▶ **Your instructions**: Repeat only the lines below that run from the line with "Generate a LaTeX" to the line with "width=364pt,minimum height=145.5pt] (aldo)", ends included; skip every picture.

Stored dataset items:
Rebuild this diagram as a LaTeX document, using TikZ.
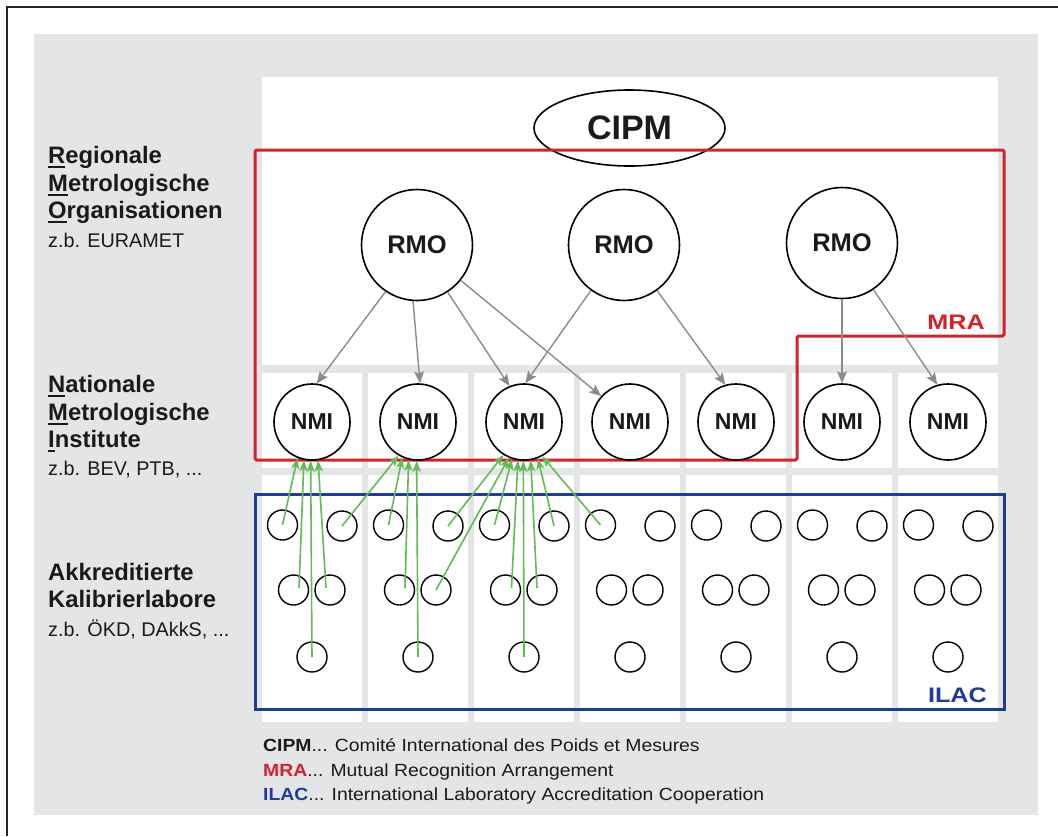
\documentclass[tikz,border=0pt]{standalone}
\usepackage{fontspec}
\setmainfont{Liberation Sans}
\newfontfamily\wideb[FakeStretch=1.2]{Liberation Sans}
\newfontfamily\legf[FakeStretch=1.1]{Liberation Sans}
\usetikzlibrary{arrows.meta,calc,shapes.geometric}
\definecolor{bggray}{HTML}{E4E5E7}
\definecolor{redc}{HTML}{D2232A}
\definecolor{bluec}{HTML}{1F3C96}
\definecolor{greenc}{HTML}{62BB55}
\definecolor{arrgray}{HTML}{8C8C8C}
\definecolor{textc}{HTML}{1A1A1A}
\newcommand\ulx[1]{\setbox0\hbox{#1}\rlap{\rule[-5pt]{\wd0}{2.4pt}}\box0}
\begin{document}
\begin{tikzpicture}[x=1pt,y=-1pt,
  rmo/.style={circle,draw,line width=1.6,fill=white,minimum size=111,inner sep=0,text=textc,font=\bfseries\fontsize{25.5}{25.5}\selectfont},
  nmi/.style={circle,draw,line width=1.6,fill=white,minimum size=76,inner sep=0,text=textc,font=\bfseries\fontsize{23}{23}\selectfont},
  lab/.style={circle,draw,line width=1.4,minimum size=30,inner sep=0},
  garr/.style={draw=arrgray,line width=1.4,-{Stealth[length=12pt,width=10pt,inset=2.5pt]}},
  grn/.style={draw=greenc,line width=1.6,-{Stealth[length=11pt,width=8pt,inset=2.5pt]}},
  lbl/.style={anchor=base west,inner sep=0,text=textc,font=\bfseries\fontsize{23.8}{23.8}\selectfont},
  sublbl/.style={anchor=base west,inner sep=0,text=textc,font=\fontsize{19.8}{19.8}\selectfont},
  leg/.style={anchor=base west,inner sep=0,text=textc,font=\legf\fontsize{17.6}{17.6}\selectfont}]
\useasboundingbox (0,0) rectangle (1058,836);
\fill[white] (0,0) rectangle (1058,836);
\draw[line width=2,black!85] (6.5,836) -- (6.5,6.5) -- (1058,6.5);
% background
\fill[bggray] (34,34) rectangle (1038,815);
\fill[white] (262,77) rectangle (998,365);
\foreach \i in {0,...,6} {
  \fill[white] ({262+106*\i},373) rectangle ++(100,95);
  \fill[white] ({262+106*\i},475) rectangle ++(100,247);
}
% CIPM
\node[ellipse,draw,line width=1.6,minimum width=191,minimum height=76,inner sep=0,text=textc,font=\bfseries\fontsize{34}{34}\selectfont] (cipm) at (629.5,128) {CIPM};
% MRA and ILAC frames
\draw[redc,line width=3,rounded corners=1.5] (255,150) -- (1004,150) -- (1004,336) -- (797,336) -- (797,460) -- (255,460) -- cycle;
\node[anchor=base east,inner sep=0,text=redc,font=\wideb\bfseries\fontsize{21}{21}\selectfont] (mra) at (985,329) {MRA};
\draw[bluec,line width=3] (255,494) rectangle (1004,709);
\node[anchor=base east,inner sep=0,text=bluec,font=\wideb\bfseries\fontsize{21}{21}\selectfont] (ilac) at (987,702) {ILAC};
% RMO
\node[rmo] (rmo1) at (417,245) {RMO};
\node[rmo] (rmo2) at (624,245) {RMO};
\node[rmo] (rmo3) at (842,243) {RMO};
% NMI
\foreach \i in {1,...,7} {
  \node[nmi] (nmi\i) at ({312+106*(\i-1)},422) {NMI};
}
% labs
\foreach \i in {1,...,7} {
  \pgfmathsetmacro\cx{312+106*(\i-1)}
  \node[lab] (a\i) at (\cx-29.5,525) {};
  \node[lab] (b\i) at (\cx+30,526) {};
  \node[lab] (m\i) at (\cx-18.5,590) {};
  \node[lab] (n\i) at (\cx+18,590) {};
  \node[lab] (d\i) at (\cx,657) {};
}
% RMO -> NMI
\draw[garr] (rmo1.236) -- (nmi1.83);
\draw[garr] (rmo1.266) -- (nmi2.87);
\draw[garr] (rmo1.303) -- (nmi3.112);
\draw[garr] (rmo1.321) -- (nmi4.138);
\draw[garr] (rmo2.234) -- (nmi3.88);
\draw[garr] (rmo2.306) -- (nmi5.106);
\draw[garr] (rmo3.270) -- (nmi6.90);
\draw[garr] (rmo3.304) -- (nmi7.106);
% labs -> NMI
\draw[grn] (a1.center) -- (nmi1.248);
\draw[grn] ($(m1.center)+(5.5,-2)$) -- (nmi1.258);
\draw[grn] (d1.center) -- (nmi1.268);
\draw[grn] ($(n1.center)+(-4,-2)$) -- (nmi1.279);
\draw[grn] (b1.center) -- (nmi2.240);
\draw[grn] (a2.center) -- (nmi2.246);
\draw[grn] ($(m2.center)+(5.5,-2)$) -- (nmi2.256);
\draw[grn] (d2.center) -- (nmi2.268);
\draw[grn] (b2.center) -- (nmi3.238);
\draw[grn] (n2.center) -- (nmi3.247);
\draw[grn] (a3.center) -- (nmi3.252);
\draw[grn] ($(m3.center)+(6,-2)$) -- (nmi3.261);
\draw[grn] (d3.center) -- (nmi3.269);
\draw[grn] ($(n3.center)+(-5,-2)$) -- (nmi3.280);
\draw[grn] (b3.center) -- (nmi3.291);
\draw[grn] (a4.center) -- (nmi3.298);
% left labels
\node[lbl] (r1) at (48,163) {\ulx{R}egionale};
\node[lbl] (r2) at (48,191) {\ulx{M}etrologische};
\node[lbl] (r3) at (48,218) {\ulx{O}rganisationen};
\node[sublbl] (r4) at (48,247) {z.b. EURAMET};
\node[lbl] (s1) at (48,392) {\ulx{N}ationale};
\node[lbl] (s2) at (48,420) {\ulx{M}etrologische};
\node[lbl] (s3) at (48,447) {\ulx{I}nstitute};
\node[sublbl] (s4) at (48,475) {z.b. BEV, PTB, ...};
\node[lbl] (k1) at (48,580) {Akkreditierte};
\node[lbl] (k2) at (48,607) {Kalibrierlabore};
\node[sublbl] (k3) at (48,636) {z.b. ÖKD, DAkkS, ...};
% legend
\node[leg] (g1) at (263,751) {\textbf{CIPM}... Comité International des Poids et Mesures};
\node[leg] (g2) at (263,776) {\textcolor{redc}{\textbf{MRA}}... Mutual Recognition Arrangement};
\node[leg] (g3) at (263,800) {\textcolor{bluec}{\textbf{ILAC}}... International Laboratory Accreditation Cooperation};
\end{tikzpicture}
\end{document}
---
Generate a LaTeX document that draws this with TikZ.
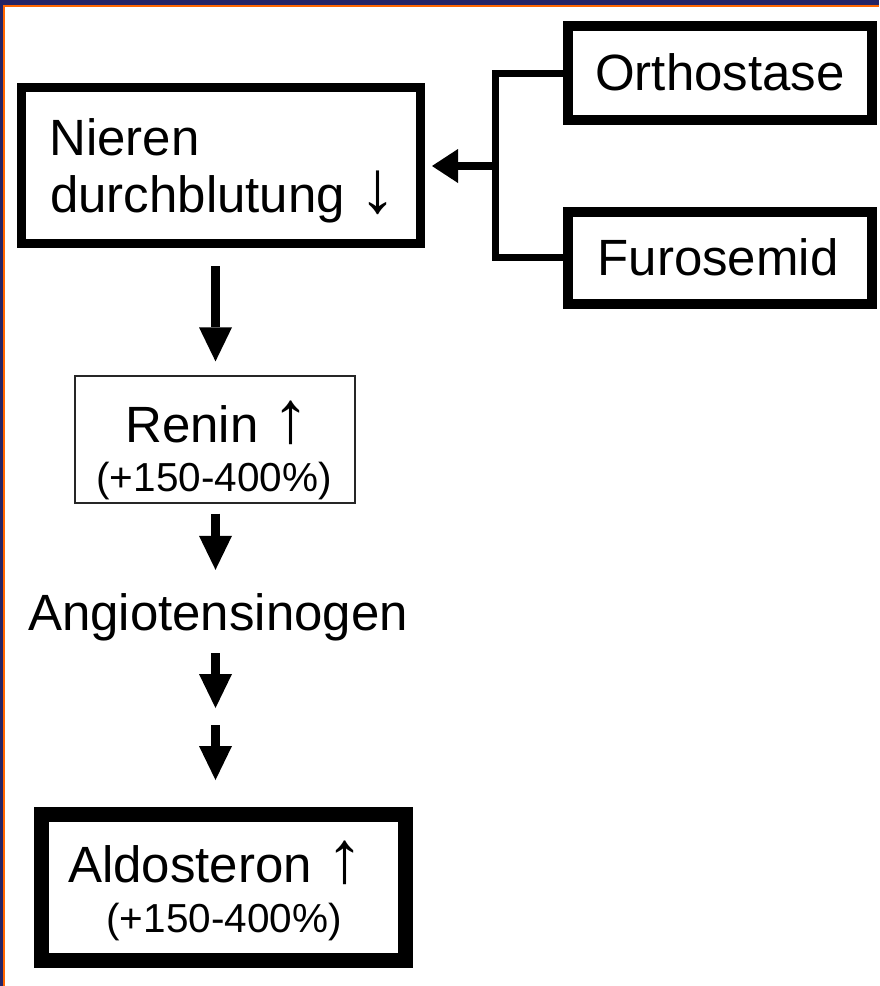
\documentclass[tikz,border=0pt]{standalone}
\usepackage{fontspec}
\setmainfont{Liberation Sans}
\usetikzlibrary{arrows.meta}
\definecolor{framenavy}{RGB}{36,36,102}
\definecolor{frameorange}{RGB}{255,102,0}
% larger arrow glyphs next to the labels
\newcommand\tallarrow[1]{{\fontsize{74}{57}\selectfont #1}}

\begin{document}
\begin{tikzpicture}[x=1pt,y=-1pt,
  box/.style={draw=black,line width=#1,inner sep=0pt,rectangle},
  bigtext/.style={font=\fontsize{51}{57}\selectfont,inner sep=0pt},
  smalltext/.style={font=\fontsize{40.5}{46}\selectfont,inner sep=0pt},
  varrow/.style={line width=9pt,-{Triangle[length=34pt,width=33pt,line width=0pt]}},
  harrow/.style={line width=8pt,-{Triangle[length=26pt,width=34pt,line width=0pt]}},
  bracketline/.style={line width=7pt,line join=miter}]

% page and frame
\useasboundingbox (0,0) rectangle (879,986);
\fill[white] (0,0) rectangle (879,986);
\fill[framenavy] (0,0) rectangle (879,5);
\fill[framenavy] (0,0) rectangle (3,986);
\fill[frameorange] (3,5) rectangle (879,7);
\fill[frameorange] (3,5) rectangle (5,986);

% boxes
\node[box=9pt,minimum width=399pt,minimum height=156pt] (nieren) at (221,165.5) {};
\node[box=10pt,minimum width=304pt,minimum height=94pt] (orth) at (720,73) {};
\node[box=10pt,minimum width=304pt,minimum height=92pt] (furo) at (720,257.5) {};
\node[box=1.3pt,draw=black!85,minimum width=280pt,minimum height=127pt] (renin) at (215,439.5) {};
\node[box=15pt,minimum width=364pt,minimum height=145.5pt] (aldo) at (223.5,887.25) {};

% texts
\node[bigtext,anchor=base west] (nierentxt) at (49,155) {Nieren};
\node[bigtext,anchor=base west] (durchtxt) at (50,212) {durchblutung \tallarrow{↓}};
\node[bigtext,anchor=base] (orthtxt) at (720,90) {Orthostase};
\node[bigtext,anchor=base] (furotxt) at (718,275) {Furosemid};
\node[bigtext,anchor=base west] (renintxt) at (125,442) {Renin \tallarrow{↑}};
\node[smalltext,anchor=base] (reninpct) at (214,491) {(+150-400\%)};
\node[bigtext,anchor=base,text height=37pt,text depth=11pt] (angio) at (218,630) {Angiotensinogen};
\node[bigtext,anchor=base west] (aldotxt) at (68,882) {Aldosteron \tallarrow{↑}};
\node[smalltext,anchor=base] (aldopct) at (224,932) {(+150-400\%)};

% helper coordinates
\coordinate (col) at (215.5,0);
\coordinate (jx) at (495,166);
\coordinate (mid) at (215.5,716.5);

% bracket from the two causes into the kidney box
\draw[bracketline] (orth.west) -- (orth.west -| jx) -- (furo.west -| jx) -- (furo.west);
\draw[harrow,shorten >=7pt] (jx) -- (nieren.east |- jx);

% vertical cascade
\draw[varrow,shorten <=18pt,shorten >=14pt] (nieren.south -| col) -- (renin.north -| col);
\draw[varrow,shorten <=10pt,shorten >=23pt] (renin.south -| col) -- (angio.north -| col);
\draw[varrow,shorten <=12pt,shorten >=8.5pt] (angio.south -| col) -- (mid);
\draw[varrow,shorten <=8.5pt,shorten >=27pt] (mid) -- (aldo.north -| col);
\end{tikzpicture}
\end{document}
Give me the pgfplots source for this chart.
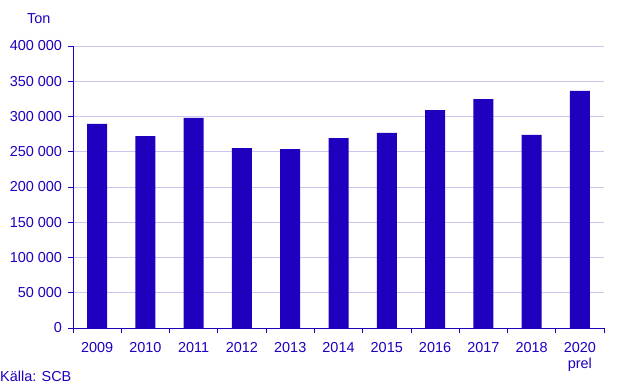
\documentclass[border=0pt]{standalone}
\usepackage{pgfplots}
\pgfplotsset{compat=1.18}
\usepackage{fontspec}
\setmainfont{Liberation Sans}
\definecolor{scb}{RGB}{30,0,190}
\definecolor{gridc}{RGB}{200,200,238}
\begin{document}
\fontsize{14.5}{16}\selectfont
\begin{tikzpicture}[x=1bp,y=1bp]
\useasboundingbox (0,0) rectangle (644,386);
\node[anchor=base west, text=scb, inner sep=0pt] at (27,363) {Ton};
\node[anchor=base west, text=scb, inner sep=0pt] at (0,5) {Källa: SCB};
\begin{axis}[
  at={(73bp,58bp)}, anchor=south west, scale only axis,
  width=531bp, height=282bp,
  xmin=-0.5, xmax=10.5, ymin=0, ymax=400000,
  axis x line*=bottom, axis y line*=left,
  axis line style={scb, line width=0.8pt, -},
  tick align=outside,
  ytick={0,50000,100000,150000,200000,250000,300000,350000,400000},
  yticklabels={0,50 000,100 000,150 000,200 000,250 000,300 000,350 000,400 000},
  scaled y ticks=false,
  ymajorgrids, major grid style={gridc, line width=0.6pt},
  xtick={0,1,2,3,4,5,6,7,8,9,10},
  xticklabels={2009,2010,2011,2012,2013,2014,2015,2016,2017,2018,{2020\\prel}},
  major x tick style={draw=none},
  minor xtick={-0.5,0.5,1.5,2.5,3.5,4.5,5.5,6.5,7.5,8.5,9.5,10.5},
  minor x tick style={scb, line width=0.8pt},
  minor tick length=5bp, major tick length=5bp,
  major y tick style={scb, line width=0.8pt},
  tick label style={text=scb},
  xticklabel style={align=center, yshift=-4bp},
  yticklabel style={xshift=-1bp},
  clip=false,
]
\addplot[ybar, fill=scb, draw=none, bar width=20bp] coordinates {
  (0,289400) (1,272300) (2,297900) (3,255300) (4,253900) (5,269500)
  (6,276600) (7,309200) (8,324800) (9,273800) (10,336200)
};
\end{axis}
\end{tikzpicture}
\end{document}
==
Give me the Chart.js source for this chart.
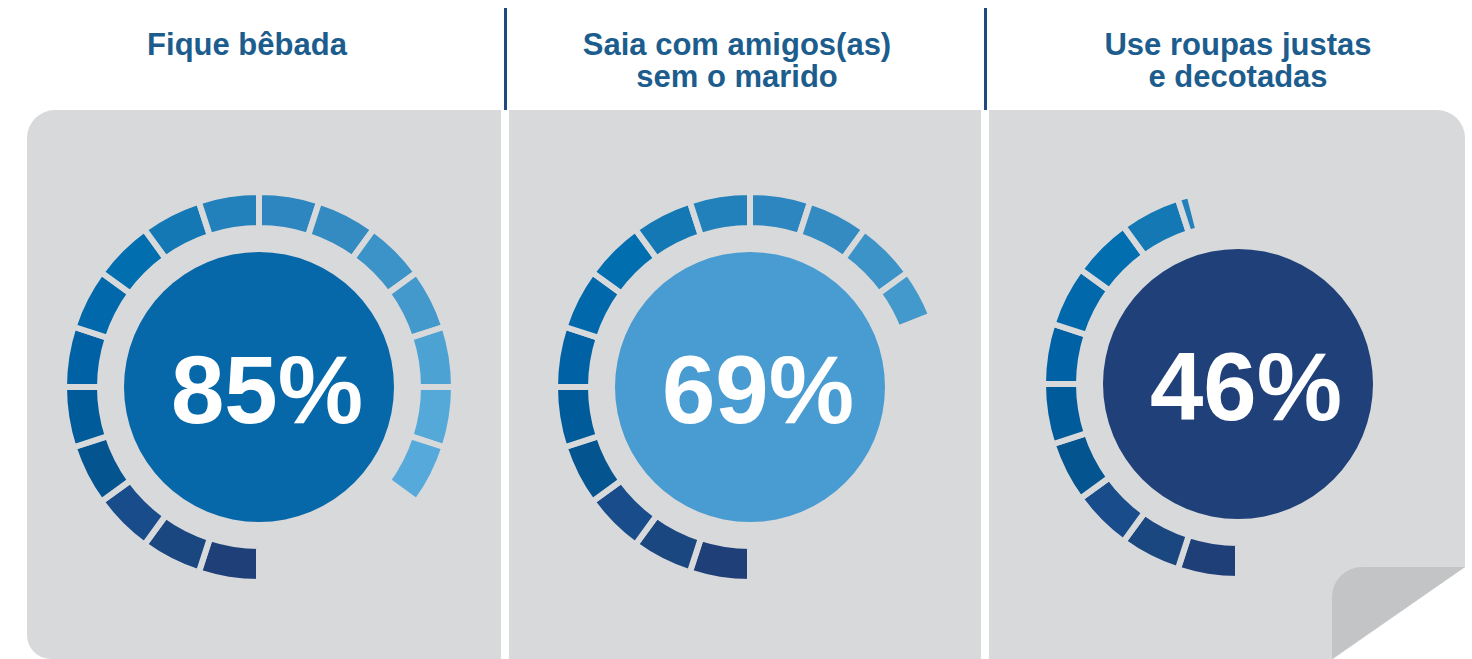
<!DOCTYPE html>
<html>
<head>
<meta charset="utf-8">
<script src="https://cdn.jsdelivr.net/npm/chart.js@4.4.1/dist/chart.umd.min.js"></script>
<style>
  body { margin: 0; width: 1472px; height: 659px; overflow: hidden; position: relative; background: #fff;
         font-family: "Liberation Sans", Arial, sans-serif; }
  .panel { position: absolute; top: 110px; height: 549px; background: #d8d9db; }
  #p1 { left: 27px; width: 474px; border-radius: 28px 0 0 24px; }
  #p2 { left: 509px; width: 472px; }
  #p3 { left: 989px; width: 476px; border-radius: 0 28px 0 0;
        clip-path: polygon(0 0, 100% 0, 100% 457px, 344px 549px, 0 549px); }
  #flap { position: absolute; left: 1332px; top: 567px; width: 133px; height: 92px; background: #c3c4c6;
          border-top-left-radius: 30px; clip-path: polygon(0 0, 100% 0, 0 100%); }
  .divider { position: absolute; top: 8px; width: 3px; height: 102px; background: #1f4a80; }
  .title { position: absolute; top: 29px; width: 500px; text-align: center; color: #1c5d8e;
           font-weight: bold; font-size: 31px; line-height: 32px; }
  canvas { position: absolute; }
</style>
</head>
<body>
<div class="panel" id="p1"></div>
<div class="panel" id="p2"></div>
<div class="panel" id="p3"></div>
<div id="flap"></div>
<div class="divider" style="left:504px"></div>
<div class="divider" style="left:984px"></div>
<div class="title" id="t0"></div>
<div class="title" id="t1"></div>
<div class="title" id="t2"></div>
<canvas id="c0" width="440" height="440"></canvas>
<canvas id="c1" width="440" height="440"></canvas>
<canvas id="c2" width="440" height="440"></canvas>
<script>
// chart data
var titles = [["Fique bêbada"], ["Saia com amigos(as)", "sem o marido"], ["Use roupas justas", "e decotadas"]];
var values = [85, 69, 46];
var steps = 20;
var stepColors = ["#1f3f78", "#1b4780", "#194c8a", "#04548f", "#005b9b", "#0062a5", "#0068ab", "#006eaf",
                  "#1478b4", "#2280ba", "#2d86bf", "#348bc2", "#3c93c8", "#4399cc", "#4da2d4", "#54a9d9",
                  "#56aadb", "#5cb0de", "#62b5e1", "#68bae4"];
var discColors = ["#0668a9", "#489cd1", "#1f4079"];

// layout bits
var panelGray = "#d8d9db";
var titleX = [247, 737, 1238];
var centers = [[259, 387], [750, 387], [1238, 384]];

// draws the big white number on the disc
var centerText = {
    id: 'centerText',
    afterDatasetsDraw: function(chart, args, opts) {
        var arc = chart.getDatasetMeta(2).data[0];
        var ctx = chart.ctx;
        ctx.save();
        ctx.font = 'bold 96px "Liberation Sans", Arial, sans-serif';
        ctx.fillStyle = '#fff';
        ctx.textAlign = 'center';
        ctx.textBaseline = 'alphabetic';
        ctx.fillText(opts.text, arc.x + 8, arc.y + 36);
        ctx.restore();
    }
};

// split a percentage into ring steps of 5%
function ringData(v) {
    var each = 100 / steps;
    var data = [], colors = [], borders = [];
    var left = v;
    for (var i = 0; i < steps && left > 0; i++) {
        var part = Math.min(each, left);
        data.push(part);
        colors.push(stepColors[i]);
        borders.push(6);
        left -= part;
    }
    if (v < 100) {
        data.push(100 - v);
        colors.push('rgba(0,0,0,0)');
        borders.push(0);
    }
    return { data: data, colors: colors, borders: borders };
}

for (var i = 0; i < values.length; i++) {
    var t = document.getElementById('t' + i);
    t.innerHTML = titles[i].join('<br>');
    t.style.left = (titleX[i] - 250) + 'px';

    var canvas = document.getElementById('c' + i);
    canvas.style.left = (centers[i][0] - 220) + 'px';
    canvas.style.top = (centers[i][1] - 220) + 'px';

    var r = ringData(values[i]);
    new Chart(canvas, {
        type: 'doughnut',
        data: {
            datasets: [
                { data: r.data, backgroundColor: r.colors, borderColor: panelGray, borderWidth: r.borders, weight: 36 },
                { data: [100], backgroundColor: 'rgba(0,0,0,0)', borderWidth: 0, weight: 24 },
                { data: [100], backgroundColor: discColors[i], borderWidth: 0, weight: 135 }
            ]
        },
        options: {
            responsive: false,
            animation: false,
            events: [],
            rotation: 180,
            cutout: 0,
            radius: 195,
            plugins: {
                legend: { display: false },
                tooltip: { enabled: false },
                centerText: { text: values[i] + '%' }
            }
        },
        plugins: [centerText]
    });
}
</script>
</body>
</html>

▶ **Reply to the task**:
Generate a LaTeX document that draws this with TikZ.
\documentclass[tikz,border=0pt]{standalone}
\usepackage{fontspec}
\setmainfont{Liberation Sans}
\usetikzlibrary{arrows.meta}
\definecolor{framenavy}{RGB}{36,36,102}
\definecolor{frameorange}{RGB}{255,102,0}
% larger arrow glyphs next to the labels
\newcommand\tallarrow[1]{{\fontsize{74}{57}\selectfont #1}}

\begin{document}
\begin{tikzpicture}[x=1pt,y=-1pt,
  box/.style={draw=black,line width=#1,inner sep=0pt,rectangle},
  bigtext/.style={font=\fontsize{51}{57}\selectfont,inner sep=0pt},
  smalltext/.style={font=\fontsize{40.5}{46}\selectfont,inner sep=0pt},
  varrow/.style={line width=9pt,-{Triangle[length=34pt,width=33pt,line width=0pt]}},
  harrow/.style={line width=8pt,-{Triangle[length=26pt,width=34pt,line width=0pt]}},
  bracketline/.style={line width=7pt,line join=miter}]

% page and frame
\useasboundingbox (0,0) rectangle (879,986);
\fill[white] (0,0) rectangle (879,986);
\fill[framenavy] (0,0) rectangle (879,5);
\fill[framenavy] (0,0) rectangle (3,986);
\fill[frameorange] (3,5) rectangle (879,7);
\fill[frameorange] (3,5) rectangle (5,986);

% boxes
\node[box=9pt,minimum width=399pt,minimum height=156pt] (nieren) at (221,165.5) {};
\node[box=10pt,minimum width=304pt,minimum height=94pt] (orth) at (720,73) {};
\node[box=10pt,minimum width=304pt,minimum height=92pt] (furo) at (720,257.5) {};
\node[box=1.3pt,draw=black!85,minimum width=280pt,minimum height=127pt] (renin) at (215,439.5) {};
\node[box=15pt,minimum width=364pt,minimum height=145.5pt] (aldo) at (223.5,887.25) {};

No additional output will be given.